The latest results from the New Horizons probe to Pluto and beyond:
Research Papers in Science Reveal New Aspects of Pluto and Its Moons
A year ago, Pluto was just a bright speck in the cameras of NASA’s approaching New Horizons spacecraft, not much different than its appearances in telescopes since Clyde Tombaugh discovered the ninth planet in 1930.

But this week, in the journal Science, New Horizons scientists published the first comprehensive set of papers describing results from last summer’s Pluto system flyby. “These five detailed papers completely transform our view of Pluto – revealing the former ‘astronomer’s planet’ to be a real world with diverse and active geology, exotic surface chemistry, a complex atmosphere, puzzling interaction with the sun and an intriguing system of small moons,” said Alan Stern, New Horizons principal investigator from Southwest Research Institute, Boulder, Colorado.
After a 9.5-year, 3-billion-mile journey – launching faster and traveling farther than any spacecraft to reach its primary target – New Horizons zipped by Pluto on July 14, 2015. New Horizons’ seven science instruments collected about 50 gigabits of data on the spacecraft’s digital recorders, most of it coming over nine busy days surrounding the encounter. About half of that data has now been transmitted home – from distances where radio signals at light speed need nearly five hours to reach Earth – with all of it expected back by October.
The newly published Science papers bear that out; click here for a list of nine of the top results from the papers.
“Observing Pluto and Charon up close has caused us to completely reassess thinking on what sort of geological activity can be sustained on isolated planetary bodies in this distant region of the solar system, worlds that formerly had been thought to be relics little changed since the Kuiper Belt’s formation,” said Jeff Moore, from NASA Ames Research Center, California, and lead author of the paper covering geology.
Above the surface, scientists discovered Pluto’s atmosphere contains layered hazes, and is both cooler and more compact than expected. This affects how Pluto’s upper atmosphere is lost to space, and how it interacts with the stream of charged particles from the sun known as the solar wind. “We’ve discovered that pre-New Horizons estimates wildly overestimated the loss of material from Pluto’s atmosphere,” said Fran Bagenal, from the University of Colorado, Boulder, and lead author on the particles and plasma paper. “The thought was that Pluto’s atmosphere was escaping like a comet, but it is actually escaping at a rate much more like Earth’s atmosphere.”
Randy Gladstone, of SwRI, San Antonio, and the lead author of the Science paper on atmospheric findings, added, “We’ve also discovered that methane, rather than nitrogen, is Pluto’s primary escaping gas.

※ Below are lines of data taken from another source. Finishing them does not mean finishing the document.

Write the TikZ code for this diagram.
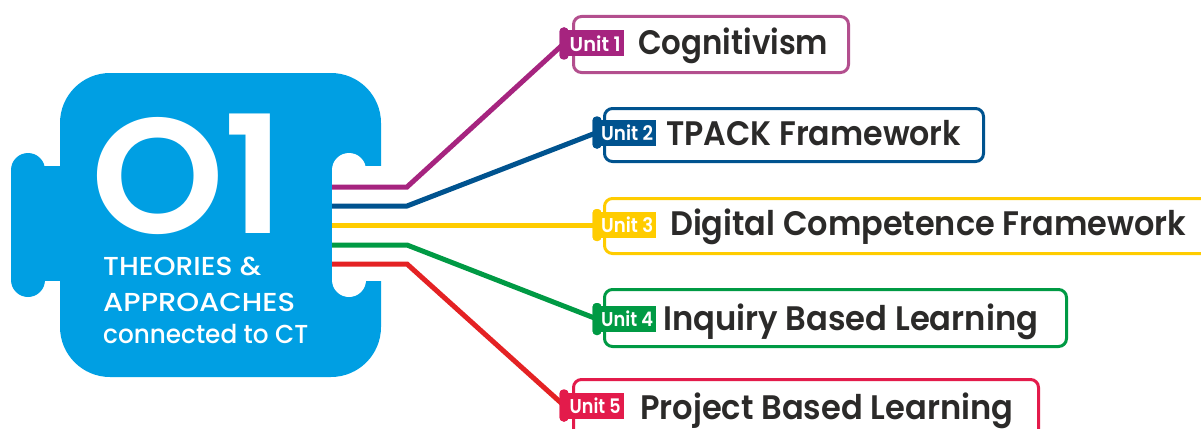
\documentclass[tikz,border=0pt]{standalone}
\usepackage{fontspec}
\usepackage{graphicx}
\setmainfont{Poppins}
\IfFontExistsTF{Poppins Medium}{\newfontfamily\popmed{Poppins Medium}}{\newfontfamily\popmed{Poppins}}
\IfFontExistsTF{Poppins SemiBold}{\newfontfamily\popsemi{Poppins SemiBold}}{\newfontfamily\popsemi{Poppins}[FakeBold=1.5]}
\usetikzlibrary{calc}
\newcommand{\fitw}[2]{\resizebox{#1}{\height}{#2}}
\definecolor{pieceblue}{HTML}{009FE3}
\definecolor{cpurple}{HTML}{A6247F}
\definecolor{cpurplebox}{HTML}{B34F8E}
\definecolor{cblue}{HTML}{00538F}
\definecolor{cyellow}{HTML}{FFCC00}
\definecolor{cgreen}{HTML}{009A44}
\definecolor{cred}{HTML}{E42224}
\definecolor{ccrimson}{HTML}{E31B4B}
\definecolor{txt}{HTML}{2B2A29}
\tikzset{
  conn/.style={line width=5pt, line join=miter},
  unitbox/.style={draw, line width=3pt, rounded corners=8pt, inner sep=0pt, anchor=north west},
  tabbump/.style={rounded corners=4pt, minimum width=9pt, minimum height=32pt, inner sep=0pt},
  tabrect/.style={minimum width=58pt, minimum height=26pt, inner sep=0pt, anchor=west, text=white, font=\popsemi\fontsize{20}{20}\selectfont},
  label/.style={anchor=base west, text=txt, inner sep=0pt, font=\popsemi\fontsize{34}{34}\selectfont},
  piecetxt/.style={anchor=base west, text=white, inner sep=0pt, font=\popmed\fontsize{26}{26}\selectfont}
}
\begin{document}
\begin{tikzpicture}[x=1pt,y=-1pt]
\useasboundingbox (0,0) rectangle (1201,428);
% puzzle piece
\fill[pieceblue, rounded corners=50pt] (60,73) rectangle (381,377);
\fill[pieceblue, rounded corners=17pt] (11,153) rectangle (45,297);
\fill[pieceblue] (30,166) rectangle (62,281);
\fill[white, rounded corners=17pt] (332,153) rectangle (366,297);
\fill[white] (350,166) rectangle (386,281);
\node[anchor=base west, text=white, inner sep=0pt, font=\popsemi\fontsize{164}{164}\selectfont] (big) at (91,233) {\fitw{194pt}{O1}};
\node[piecetxt] (th1) at (103,275) {\fitw{158pt}{THEORIES \&}};
\node[piecetxt] (th2) at (103,311) {\fitw{192pt}{APPROACHES}};
\node[piecetxt] (th3) at (103,343) {\fitw{205pt}{connected to CT}};
% start and bend points
\coordinate (s1) at (332,187); \coordinate (k1) at (407,187);
\coordinate (s2) at (332,206); \coordinate (k2) at (407,206);
\coordinate (s3) at (332,225);
\coordinate (s4) at (332,245); \coordinate (k4) at (407,245);
\coordinate (s5) at (332,264); \coordinate (k5) at (407,264);
% boxes
\node[unitbox, draw=cpurplebox, minimum width=275pt, minimum height=56pt] (b1) at (572,15) {};
\node[unitbox, draw=cblue, minimum width=379pt, minimum height=53pt] (b2) at (603,107) {};
\node[unitbox, draw=cyellow, minimum width=620pt, minimum height=55pt] (b3) at (603,197) {};
\node[unitbox, draw=cgreen, minimum width=462pt, minimum height=57pt] (b4) at (603,288) {};
\node[unitbox, draw=ccrimson, minimum width=465pt, minimum height=70pt] (b5) at (572,378) {};
% tab bumps
\node[tabbump, fill=cpurple] (p1) at (564,43.5) {};
\node[tabbump, fill=cblue] (p2) at (597,132.5) {};
\node[tabbump, fill=cyellow] (p3) at (597,225) {};
\node[tabbump, fill=cgreen] (p4) at (597,319) {};
\node[tabbump, fill=ccrimson] (p5) at (564,405.5) {};
% connectors
\draw[conn, cpurple] (s1) -- (k1) -- (p1.center);
\draw[conn, cblue] (s2) -- (k2) -- (p2.center);
\draw[conn, cyellow] (s3) -- (p3.center);
\draw[conn, cgreen] (s4) -- (k4) -- (p4.center);
\draw[conn, cred] (s5) -- (k5) -- (p5.center);
% redraw bumps over line ends
\node[tabbump, fill=cpurple] at (p1) {};
\node[tabbump, fill=cblue] at (p2) {};
\node[tabbump, fill=cyellow] at (p3) {};
\node[tabbump, fill=cgreen] at (p4) {};
\node[tabbump, fill=ccrimson] at (p5) {};
% tabs
\node[tabrect, fill=cpurple] (u1) at (566,43.5) {\fitw{51pt}{Unit 1}};
\node[tabrect, fill=cblue] (u2) at (598,132.5) {\fitw{52pt}{Unit 2}};
\node[tabrect, fill=cyellow] (u3) at (598,225) {\fitw{52pt}{Unit 3}};
\node[tabrect, fill=cgreen] (u4) at (598,319) {\fitw{52pt}{Unit 4}};
\node[tabrect, fill=ccrimson] (u5) at (566,405.5) {\fitw{51pt}{Unit 5}};
% labels
\node[label] (t1) at (638,55) {\fitw{190pt}{Cognitivism}};
\node[label] (t2) at (666,145) {\fitw{295pt}{TPACK Framework}};
\node[label] (t3) at (670,235) {\fitw{516pt}{Digital Competence Framework}};
\node[label] (t4) at (663,330) {\fitw{375pt}{Inquiry Based Learning}};
\node[label] (t5) at (640,419) {\fitw{373pt}{Project Based Learning}};
\end{tikzpicture}
\end{document}
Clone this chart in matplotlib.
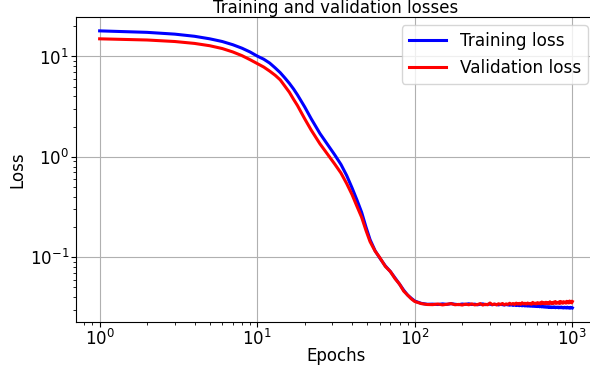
import matplotlib
matplotlib.use('Agg')
import matplotlib.pyplot as plt

# ---- values ----
epochs_head = [1, 2, 3, 4, 5, 6, 7, 8, 9, 10, 11, 12, 13, 14, 15, 16, 17, 18, 20, 22,
               25, 28, 31, 34, 37, 40, 43, 46, 49, 52, 56, 60, 65, 70, 75, 80, 85, 90,
               95, 100, 110, 120]

train_head = [18.0, 17.4, 16.7, 15.9, 15.0, 14.1, 13.1, 12.1, 11.1, 10.1, 9.4, 8.6, 7.7,
              6.9, 6.1, 5.4, 4.75, 4.15, 3.15, 2.4, 1.71, 1.32, 1.05, 0.84, 0.65, 0.49,
              0.37, 0.28, 0.20, 0.15, 0.116, 0.098, 0.082, 0.072, 0.062, 0.054, 0.047,
              0.042, 0.039, 0.0366, 0.0347, 0.0340]

val_head = [15.0, 14.6, 14.1, 13.5, 12.8, 12.0, 11.1, 10.2, 9.3, 8.5, 7.85, 7.15, 6.5,
            5.85, 5.05, 4.4, 3.75, 3.25, 2.4, 1.85, 1.35, 1.06, 0.85, 0.69, 0.54, 0.42,
            0.32, 0.25, 0.185, 0.143, 0.115, 0.099, 0.081, 0.072, 0.061, 0.054, 0.046,
            0.042, 0.0385, 0.0362, 0.0345, 0.0338]

epochs_tail = list(range(130, 1010, 10))

train_tail = [0.0341, 0.0338, 0.0343, 0.0339, 0.0345, 0.0340, 0.0337, 0.0342,
              0.0339, 0.0344, 0.0338, 0.0341, 0.0336, 0.0340, 0.0343, 0.0337, 0.0339, 0.0341,
              0.0336, 0.0340, 0.0338, 0.0335, 0.0339, 0.0337, 0.0334, 0.0338, 0.0335, 0.0333,
              0.0336, 0.0331, 0.0334, 0.0330, 0.0333, 0.0329, 0.0332, 0.0328, 0.0331, 0.0327,
              0.0330, 0.0326, 0.0329, 0.0325, 0.0328, 0.0324, 0.0327, 0.0323, 0.0326, 0.0322,
              0.0325, 0.0321, 0.0324, 0.0320, 0.0323, 0.0319, 0.0322, 0.0318, 0.0321, 0.0317,
              0.0321, 0.0316, 0.0320, 0.0315, 0.0319, 0.0316, 0.0320, 0.0314, 0.0318, 0.0315,
              0.0319, 0.0313, 0.0318, 0.0314, 0.0319, 0.0313, 0.0317, 0.0312, 0.0318, 0.0313,
              0.0317, 0.0312, 0.0318, 0.0313, 0.0316, 0.0311, 0.0317, 0.0312, 0.0316, 0.0313]

val_tail = [0.0337, 0.0342, 0.0335, 0.0340, 0.0345, 0.0336, 0.0339, 0.0334,
            0.0341, 0.0336, 0.0343, 0.0335, 0.0338, 0.0345, 0.0334, 0.0340, 0.0336, 0.0350,
            0.0337, 0.0342, 0.0335, 0.0344, 0.0338, 0.0346, 0.0336, 0.0343, 0.0339, 0.0348,
            0.0340, 0.0346, 0.0338, 0.0349, 0.0341, 0.0347, 0.0339, 0.0352, 0.0342, 0.0348,
            0.0341, 0.0350, 0.0343, 0.0347, 0.0340, 0.0355, 0.0344, 0.0349, 0.0342, 0.0353,
            0.0345, 0.0351, 0.0343, 0.0358, 0.0346, 0.0352, 0.0344, 0.0356, 0.0347, 0.0353,
            0.0345, 0.0360, 0.0348, 0.0354, 0.0346, 0.0357, 0.0349, 0.0362, 0.0347, 0.0355,
            0.0350, 0.0358, 0.0346, 0.0363, 0.0351, 0.0357, 0.0348, 0.0361, 0.0352, 0.0356,
            0.0349, 0.0364, 0.0352, 0.0358, 0.0350, 0.0366, 0.0353, 0.0359, 0.0351, 0.0362]

epochs = epochs_head + epochs_tail
train_loss = train_head + train_tail
val_loss = val_head + val_tail

# ---- plot ----
fig = plt.figure(figsize=(5.9, 3.73), dpi=100)
# axes runs a bit past the right edge, like the cropped original
ax = fig.add_axes([0.1288, 0.1367, 0.8814, 0.8177])

ax.plot(epochs, train_loss, color='blue', lw=2.2, label='Training loss')
ax.plot(epochs, val_loss, color='red', lw=2.2, label='Validation loss')
ax.set_xscale('log')
ax.set_yscale('log')

ax.set_title('Training and validation losses', fontsize=12, pad=3)
ax.set_xlabel('Epochs', fontsize=12, labelpad=-1.2)
ax.set_ylabel('Loss', fontsize=12, labelpad=2.4)
ax.tick_params(labelsize=12, pad=1.5)
ax.grid(True, which='major', color='#b0b0b0', lw=0.8)
ax.legend(loc='upper right', fontsize=12.2, handlelength=2.2)

fig.savefig('out.png', dpi=100)
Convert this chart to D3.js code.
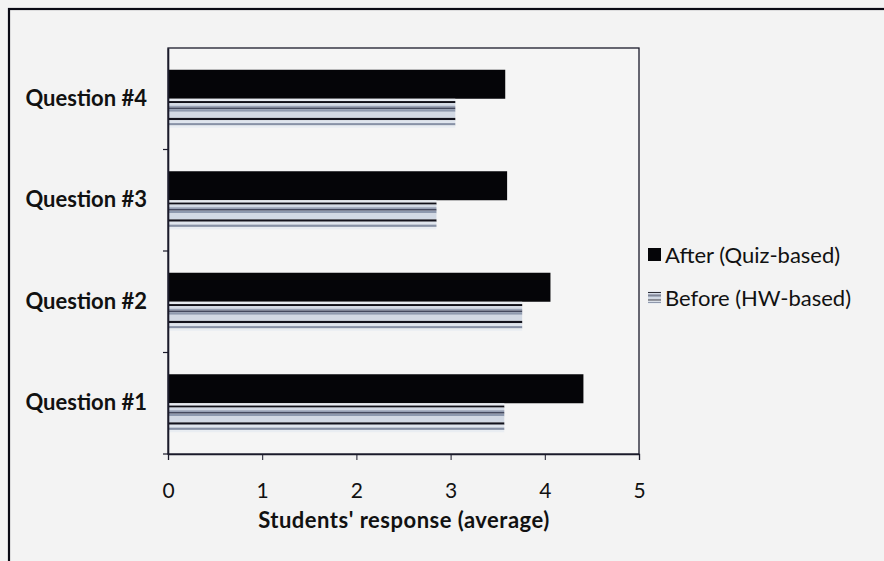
<!DOCTYPE html>
<html><head><meta charset="utf-8">
<script src="https://cdn.jsdelivr.net/npm/d3@7/dist/d3.min.js"></script>
<style>
html,body{margin:0;padding:0;background:#f3f3f3;}
svg{display:block;}
</style></head>
<body>
<script>
const categories = ["Question #1", "Question #2", "Question #3", "Question #4"];
const afterValues = [4.41, 4.06, 3.60, 3.58];
const beforeValues = [3.57, 3.76, 2.85, 3.05];
const seriesNames = ["After (Quiz-based)", "Before (HW-based)"];
const xTicks = [0, 1, 2, 3, 4, 5];
const xTitle = "Students' response (average)";

const W = 884, H = 561;
const svg = d3.select("body").append("svg").attr("width", W).attr("height", H);
svg.append("rect").attr("width", W).attr("height", H).attr("fill", "#f3f3f3");
// outer frame
svg.append("rect").attr("x", 9).attr("y", 9).attr("width", W + 20).attr("height", H + 20)
  .attr("fill", "none").attr("stroke", "#0a0a14").attr("stroke-width", 2.2);

const plot = {l: 168, t: 48, r: 639, b: 454};
const x = d3.scaleLinear().domain([0, 5]).range([plot.l, plot.r]);
const y = d3.scaleBand().domain(categories.slice().reverse()).range([plot.t, plot.b]);
const barH = y.bandwidth() / 3.5;
const font = "Lato, 'Open Sans', sans-serif";

// plot area
svg.append("rect").attr("x", plot.l).attr("y", plot.t).attr("width", plot.r - plot.l).attr("height", plot.b - plot.t)
  .attr("fill", "#f5f5f5").attr("stroke", "#1a1a2a").attr("stroke-width", 1.3);

// stripe definition (fractions of bar height)
const stripes = [
  {a: 0.00, b: 0.08, c: "#e6eaf0"},
  {a: 0.08, b: 0.15, c: "#101018"},
  {a: 0.15, b: 0.24, c: "#d4dbe6"},
  {a: 0.24, b: 0.30, c: "#98a2b6"},
  {a: 0.30, b: 0.36, c: "#44495e"},
  {a: 0.36, b: 0.45, c: "#8e99ae"},
  {a: 0.45, b: 0.66, c: "#d2d9e4"},
  {a: 0.66, b: 0.74, c: "#12121c"},
  {a: 0.74, b: 0.84, c: "#dfe5ee"},
  {a: 0.84, b: 0.92, c: "#8791a6"},
  {a: 0.92, b: 1.00, c: "#e9edf2"}
];

const g = svg.append("g");
categories.forEach((cat, i) => {
  const y0 = y(cat) + (y.bandwidth() - 2 * barH) / 2;
  g.append("rect").attr("x", x(0)).attr("y", y0).attr("width", x(afterValues[i]) - x(0)).attr("height", barH)
    .attr("fill", "#050508");
  const bg = g.append("g");
  stripes.forEach(s => {
    bg.append("rect").attr("x", x(0)).attr("y", y0 + barH + s.a * barH)
      .attr("width", x(beforeValues[i]) - x(0)).attr("height", (s.b - s.a) * barH)
      .attr("fill", s.c);
  });
});

// x axis
const xa = svg.append("g").attr("transform", `translate(0,${plot.b})`)
  .call(d3.axisBottom(x).tickValues(xTicks).tickSize(6).tickPadding(23).tickFormat(d3.format("d")));
xa.select(".domain").attr("stroke", "#1a1a2a").attr("stroke-width", 1.3);
xa.selectAll(".tick line").attr("stroke", "#1a1a2a");
xa.selectAll("text").attr("font-family", font).attr("font-size", 21).attr("fill", "#111");

// y axis
const ya = svg.append("g").attr("transform", `translate(${plot.l},0)`)
  .call(d3.axisLeft(y).tickSize(0).tickPadding(21));
ya.select(".domain").attr("stroke", "#1a1a2a").attr("stroke-width", 1.6);
ya.selectAll("text").attr("font-family", font).attr("font-size", 22).attr("font-weight", "bold").attr("fill", "#111");
// boundary ticks
const bounds = categories.map(c => y(c) + y.bandwidth());
svg.append("g").selectAll("line").data(bounds).join("line")
  .attr("x1", plot.l - 5).attr("x2", plot.l).attr("y1", d => d).attr("y2", d => d)
  .attr("stroke", "#1a1a2a").attr("stroke-width", 1.2);

// x title
svg.append("text").attr("x", 404).attr("y", 528).attr("text-anchor", "middle")
  .attr("font-family", font).attr("font-size", 22).attr("font-weight", "bold").attr("letter-spacing", 0.5).attr("fill", "#111").text(xTitle);

// legend
const lg = svg.append("g");
lg.append("rect").attr("x", 648).attr("y", 248).attr("width", 13).attr("height", 13).attr("fill", "#050508");
lg.append("text").attr("x", 665).attr("y", 263).attr("font-family", font).attr("font-size", 22).attr("fill", "#111").text(seriesNames[0]);
stripes.forEach(s => {
  lg.append("rect").attr("x", 648).attr("y", 291 + s.a * 13).attr("width", 13).attr("height", (s.b - s.a) * 13).attr("fill", s.c);
});
lg.append("text").attr("x", 665).attr("y", 306).attr("font-family", font).attr("font-size", 22).attr("fill", "#111").text(seriesNames[1]);
</script>
</body></html>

This is pretty surprising, since near Pluto’s surface the atmosphere is more than 99-percent nitrogen.”
Scientists are also analyzing the first close-up images of Pluto’s small moons Styx, Nix, Kerberos, and Hydra. Discovered between 2005 and 2012, the four moons range in diameter from about 25 miles (40 kilometers) for Nix and Hydra to about six miles (10 kilometers) for Styx and Kerberos. Mission scientists further observed that the small satellites have highly anomalous rotation rates and uniformly unusual pole orientations, as well as icy surfaces with brightness and colors distinctly different from those of Pluto and Charon.
They’ve also found evidence that some of the moons resulted from mergers of even smaller bodies, and that their surface ages date back at least 4 billion years. “These latter two results reinforce the hypothesis that the small moons formed in the aftermath of a collision that produced the Pluto-Charon binary system,” said Hal Weaver, New Horizons project scientist from the Johns Hopkins University Applied Physics Laboratory in Laurel, Maryland, and lead author of the Science paper on Pluto’s small moons.
“This is why we explore,” said Curt Niebur, New Horizons program scientist at NASA Headquarters in Washington. “The many discoveries from New Horizons represent the best of humankind and inspire us to continue the journey of exploration to the solar system and beyond.”
New Horizons is part of NASA’s New Frontiers Program, managed by the agency’s Marshall Space Flight Center in Huntsville, Alabama. The Johns Hopkins Applied Physics Laboratory designed, built, and operates the New Horizons spacecraft and manages the mission for NASA’s Science Mission Directorate. The Southwest Research Institute leads the science mission, payload operations, and encounter science planning.